De bas en haut, depuis cette forêt de têtes rangées aux places prescrites jusqu’aux dômes vermeils qui pointent sur l’azur, la scène est prête pour le spectacle historique.

Un radieux matin, le premier de ce printemps tardif ; la terre heureuse sourit au ciel nouveau, maintenant ciel lumineux, ciel d’Italie, et tantôt ciel polaire, ciel de deuil et de frimas. Des hirondelles jouent entre les colonnes de la tribune, un vent vif tourmente les aigrettes, les plumets, les panaches. Ainsi un même sentiment d’attente et de respect passe en ce moment sur toutes ces âmes étrangères et les fait frissonner.

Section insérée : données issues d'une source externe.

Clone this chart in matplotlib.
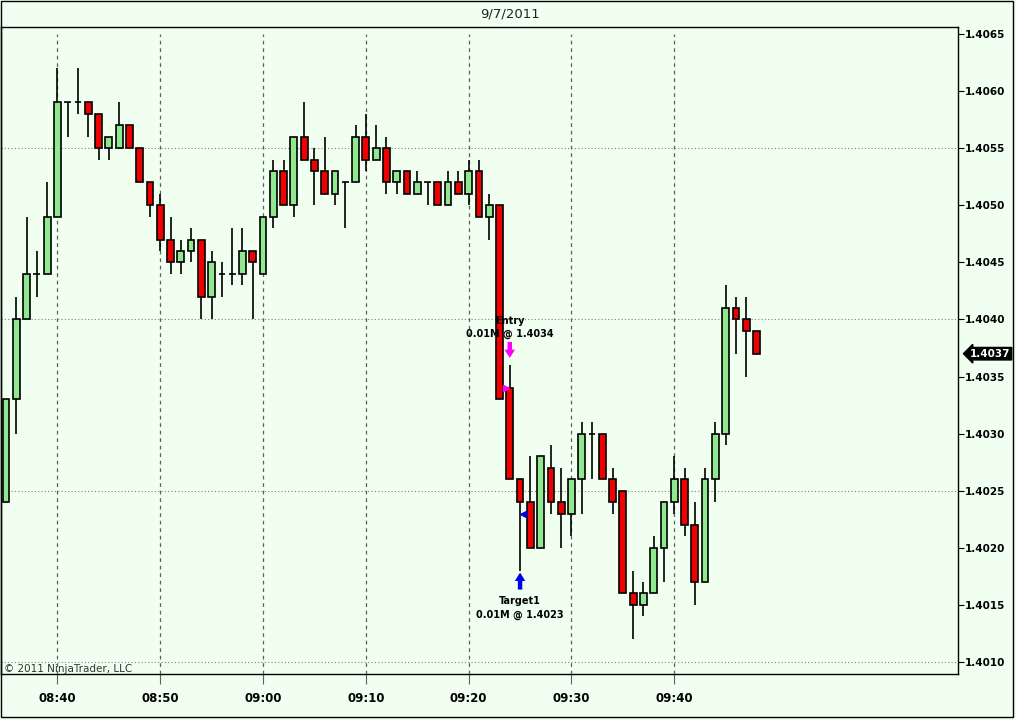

Les larges bandes de drap rouge qui découpent la surface de la cour comme la croix découpe un écusson, séparent des cantons où la Russie inscrit en signes vivans tous ses titres de noblesse. Là-bas, devant les églises de l’Annonciation et de l’Archange, se groupent des fonctionnaires, des députés des zemstvos[1] ; parmi eux, deux orchestres forment des cercles, leurs longues trompettes monophones posées sur des tables. Ici, devant la Granovitaïa Palata se mêlent des officiers de tous grades et de toutes armes ; un factionnaire du régiment Préobrajensky se tient près d’une guérite chevronnée de noir et de blanc ; par instans, le razvodiastchyi sort du corps de garde et va remplacer une sentinelle en quelque point de l’enceinte. Enfin, au pied même de la tribune, c’est le narod, c’est l’infinie population rurale représentée par ces quelques centaines de délégués, les baillis des cantons ; ceux-là, fatigués, se reposent, soit couché sur les dalles, soit assis à la turque, soit accroupis, leurs bras noués autour de leurs genoux ; ils attendent dans le silence et l’immobilité.

Tout à coup, les gendarmes répandus au milieu d’eux les font lever. Passent, venus du Perron Rouge, entrant à l’Ouspiensky sobor, les membres du corps diplomatique et les chefs des missions extraordinaires. Des maîtres de cérémonies accompagnent ce

  1. Assemblées provinciales comparables à nos conseils généraux.